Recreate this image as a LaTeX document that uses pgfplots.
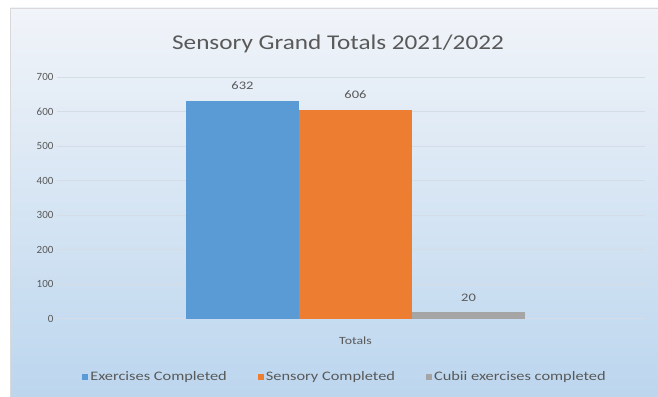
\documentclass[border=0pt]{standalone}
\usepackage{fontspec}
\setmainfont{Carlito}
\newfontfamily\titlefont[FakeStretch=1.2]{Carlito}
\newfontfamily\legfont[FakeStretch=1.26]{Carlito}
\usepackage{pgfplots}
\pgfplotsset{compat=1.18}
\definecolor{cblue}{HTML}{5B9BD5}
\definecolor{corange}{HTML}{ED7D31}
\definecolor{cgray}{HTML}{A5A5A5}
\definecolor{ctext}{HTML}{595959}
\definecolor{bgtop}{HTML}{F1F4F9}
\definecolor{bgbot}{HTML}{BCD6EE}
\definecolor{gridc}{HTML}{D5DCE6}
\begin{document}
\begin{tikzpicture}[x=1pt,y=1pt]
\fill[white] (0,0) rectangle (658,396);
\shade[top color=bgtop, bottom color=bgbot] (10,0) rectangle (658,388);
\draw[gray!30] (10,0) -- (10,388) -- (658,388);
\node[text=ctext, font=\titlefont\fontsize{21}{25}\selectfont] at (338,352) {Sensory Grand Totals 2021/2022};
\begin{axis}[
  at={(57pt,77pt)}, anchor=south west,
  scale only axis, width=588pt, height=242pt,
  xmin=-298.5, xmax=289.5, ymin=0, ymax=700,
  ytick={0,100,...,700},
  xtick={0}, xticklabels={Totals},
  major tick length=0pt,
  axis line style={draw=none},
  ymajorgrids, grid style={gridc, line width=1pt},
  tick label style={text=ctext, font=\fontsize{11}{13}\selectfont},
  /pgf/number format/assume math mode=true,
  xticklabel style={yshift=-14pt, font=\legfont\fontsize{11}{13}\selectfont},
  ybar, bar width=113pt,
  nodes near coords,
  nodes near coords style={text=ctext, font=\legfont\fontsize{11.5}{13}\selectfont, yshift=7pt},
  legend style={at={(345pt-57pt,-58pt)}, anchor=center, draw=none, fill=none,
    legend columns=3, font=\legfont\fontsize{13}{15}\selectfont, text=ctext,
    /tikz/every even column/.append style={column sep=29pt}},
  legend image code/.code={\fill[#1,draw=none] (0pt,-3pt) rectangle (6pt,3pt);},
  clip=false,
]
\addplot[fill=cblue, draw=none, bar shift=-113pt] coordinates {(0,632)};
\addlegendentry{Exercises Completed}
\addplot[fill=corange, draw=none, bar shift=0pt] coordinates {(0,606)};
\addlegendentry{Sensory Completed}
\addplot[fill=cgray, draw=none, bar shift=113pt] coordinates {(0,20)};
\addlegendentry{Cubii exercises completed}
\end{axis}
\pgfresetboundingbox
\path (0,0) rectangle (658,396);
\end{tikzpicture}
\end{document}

====

PROBLEM: Copy out all of the material exactly as written, without its pictures.

CORRECT OUTPUT:
Recreate this image as a LaTeX document that uses pgfplots.
\documentclass[border=0pt]{standalone}
\usepackage{fontspec}
\setmainfont{Carlito}
\newfontfamily\titlefont[FakeStretch=1.2]{Carlito}
\newfontfamily\legfont[FakeStretch=1.26]{Carlito}
\usepackage{pgfplots}
\pgfplotsset{compat=1.18}
\definecolor{cblue}{HTML}{5B9BD5}
\definecolor{corange}{HTML}{ED7D31}
\definecolor{cgray}{HTML}{A5A5A5}
\definecolor{ctext}{HTML}{595959}
\definecolor{bgtop}{HTML}{F1F4F9}
\definecolor{bgbot}{HTML}{BCD6EE}
\definecolor{gridc}{HTML}{D5DCE6}
\begin{document}
\begin{tikzpicture}[x=1pt,y=1pt]
\fill[white] (0,0) rectangle (658,396);
\shade[top color=bgtop, bottom color=bgbot] (10,0) rectangle (658,388);
\draw[gray!30] (10,0) -- (10,388) -- (658,388);
\node[text=ctext, font=\titlefont\fontsize{21}{25}\selectfont] at (338,352) {Sensory Grand Totals 2021/2022};
\begin{axis}[
  at={(57pt,77pt)}, anchor=south west,
  scale only axis, width=588pt, height=242pt,
  xmin=-298.5, xmax=289.5, ymin=0, ymax=700,
  ytick={0,100,...,700},
  xtick={0}, xticklabels={Totals},
  major tick length=0pt,
  axis line style={draw=none},
  ymajorgrids, grid style={gridc, line width=1pt},
  tick label style={text=ctext, font=\fontsize{11}{13}\selectfont},
  /pgf/number format/assume math mode=true,
  xticklabel style={yshift=-14pt, font=\legfont\fontsize{11}{13}\selectfont},
  ybar, bar width=113pt,
  nodes near coords,
  nodes near coords style={text=ctext, font=\legfont\fontsize{11.5}{13}\selectfont, yshift=7pt},
  legend style={at={(345pt-57pt,-58pt)}, anchor=center, draw=none, fill=none,
    legend columns=3, font=\legfont\fontsize{13}{15}\selectfont, text=ctext,
    /tikz/every even column/.append style={column sep=29pt}},
  legend image code/.code={\fill[#1,draw=none] (0pt,-3pt) rectangle (6pt,3pt);},
  clip=false,
]
\addplot[fill=cblue, draw=none, bar shift=-113pt] coordinates {(0,632)};
\addlegendentry{Exercises Completed}
\addplot[fill=corange, draw=none, bar shift=0pt] coordinates {(0,606)};
\addlegendentry{Sensory Completed}
\addplot[fill=cgray, draw=none, bar shift=113pt] coordinates {(0,20)};
\addlegendentry{Cubii exercises completed}
\end{axis}
\pgfresetboundingbox
\path (0,0) rectangle (658,396);
\end{tikzpicture}
\end{document}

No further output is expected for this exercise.